## [Exercise prompt]
The listing below should be printed exactly, every line of it. Skip the pictures.
☆ ☆ ☆ ☆ ☆ ☆ ☆
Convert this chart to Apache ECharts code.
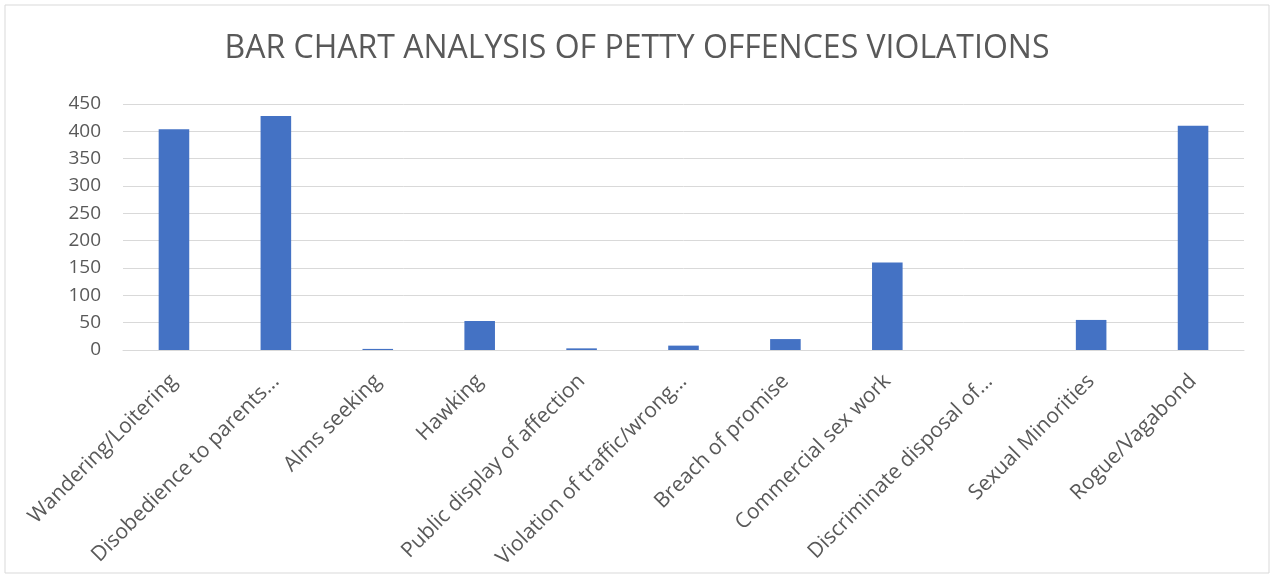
<!DOCTYPE html>
<html>
<head>
<meta charset="utf-8">
<script src="https://cdn.jsdelivr.net/npm/echarts@6/dist/echarts.min.js"></script>
<style>html,body{margin:0;padding:0;background:#fff}#c{width:1274px;height:578px}</style>
</head>
<body>
<div id="c"></div>
<script>
const titleText = 'BAR CHART ANALYSIS OF PETTY OFFENCES VIOLATIONS';
const categories = ['Wandering/Loitering','Disobedience to parents...','Alms seeking','Hawking','Public display of affection','Violation of traffic/wrong...','Breach of promise','Commercial sex work','Discriminate disposal of...','Sexual Minorities','Rogue/Vagabond'];
const values = [404, 428, 2, 53, 3, 8, 20, 160, 0, 55, 410];
const yTicks = {min: 0, max: 450, interval: 50};

const chart = echarts.init(document.getElementById('c'), null, {renderer: 'canvas'});
chart.setOption({
  backgroundColor: '#fff',
  animation: false,
  title: {
    text: titleText, left: 'center', top: 28,
    textStyle: {fontFamily: 'Open Sans', fontWeight: 'normal', fontSize: 32, color: '#595959'}
  },
  graphic: [{
    type: 'rect', shape: {x: 5, y: 5, width: 1264, height: 568},
    style: {fill: 'none', stroke: '#D9D9D9', lineWidth: 1}, silent: true
  }],
  grid: {left: 123, right: 30, top: 104, bottom: 228, containLabel: false},
  xAxis: {
    type: 'category', data: categories,
    axisLine: {show: true, lineStyle: {color: '#D9D9D9', width: 1}},
    axisTick: {show: false},
    axisLabel: {interval: 0, rotate: 45, margin: 28, padding: [34, 0, 0, 0], fontFamily: 'Open Sans', fontSize: 21, color: '#595959'}
  },
  yAxis: {
    type: 'value', min: yTicks.min, max: yTicks.max, interval: yTicks.interval,
    axisLine: {show: false}, axisTick: {show: false},
    splitLine: {lineStyle: {color: '#D9D9D9', width: 1}},
    axisLabel: {margin: 22, fontFamily: 'Open Sans', fontSize: 19, color: '#595959'}
  },
  series: [{
    type: 'bar', data: values, barWidth: '30%',
    itemStyle: {color: '#4472C4'}
  }]
});
</script>
</body>
</html>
☆ ☆ ☆ ☆ ☆ ☆ ☆
## [The reply]
Convert this chart to Apache ECharts code.
<!DOCTYPE html>
<html>
<head>
<meta charset="utf-8">
<script src="https://cdn.jsdelivr.net/npm/echarts@6/dist/echarts.min.js"></script>
<style>html,body{margin:0;padding:0;background:#fff}#c{width:1274px;height:578px}</style>
</head>
<body>
<div id="c"></div>
<script>
const titleText = 'BAR CHART ANALYSIS OF PETTY OFFENCES VIOLATIONS';
const categories = ['Wandering/Loitering','Disobedience to parents...','Alms seeking','Hawking','Public display of affection','Violation of traffic/wrong...','Breach of promise','Commercial sex work','Discriminate disposal of...','Sexual Minorities','Rogue/Vagabond'];
const values = [404, 428, 2, 53, 3, 8, 20, 160, 0, 55, 410];
const yTicks = {min: 0, max: 450, interval: 50};

const chart = echarts.init(document.getElementById('c'), null, {renderer: 'canvas'});
chart.setOption({
  backgroundColor: '#fff',
  animation: false,
  title: {
    text: titleText, left: 'center', top: 28,
    textStyle: {fontFamily: 'Open Sans', fontWeight: 'normal', fontSize: 32, color: '#595959'}
  },
  graphic: [{
    type: 'rect', shape: {x: 5, y: 5, width: 1264, height: 568},
    style: {fill: 'none', stroke: '#D9D9D9', lineWidth: 1}, silent: true
  }],
  grid: {left: 123, right: 30, top: 104, bottom: 228, containLabel: false},
  xAxis: {
    type: 'category', data: categories,
    axisLine: {show: true, lineStyle: {color: '#D9D9D9', width: 1}},
    axisTick: {show: false},
    axisLabel: {interval: 0, rotate: 45, margin: 28, padding: [34, 0, 0, 0], fontFamily: 'Open Sans', fontSize: 21, color: '#595959'}
  },
  yAxis: {
    type: 'value', min: yTicks.min, max: yTicks.max, interval: yTicks.interval,
    axisLine: {show: false}, axisTick: {show: false},
    splitLine: {lineStyle: {color: '#D9D9D9', width: 1}},
    axisLabel: {margin: 22, fontFamily: 'Open Sans', fontSize: 19, color: '#595959'}
  },
  series: [{
    type: 'bar', data: values, barWidth: '30%',
    itemStyle: {color: '#4472C4'}
  }]
});
</script>
</body>
</html>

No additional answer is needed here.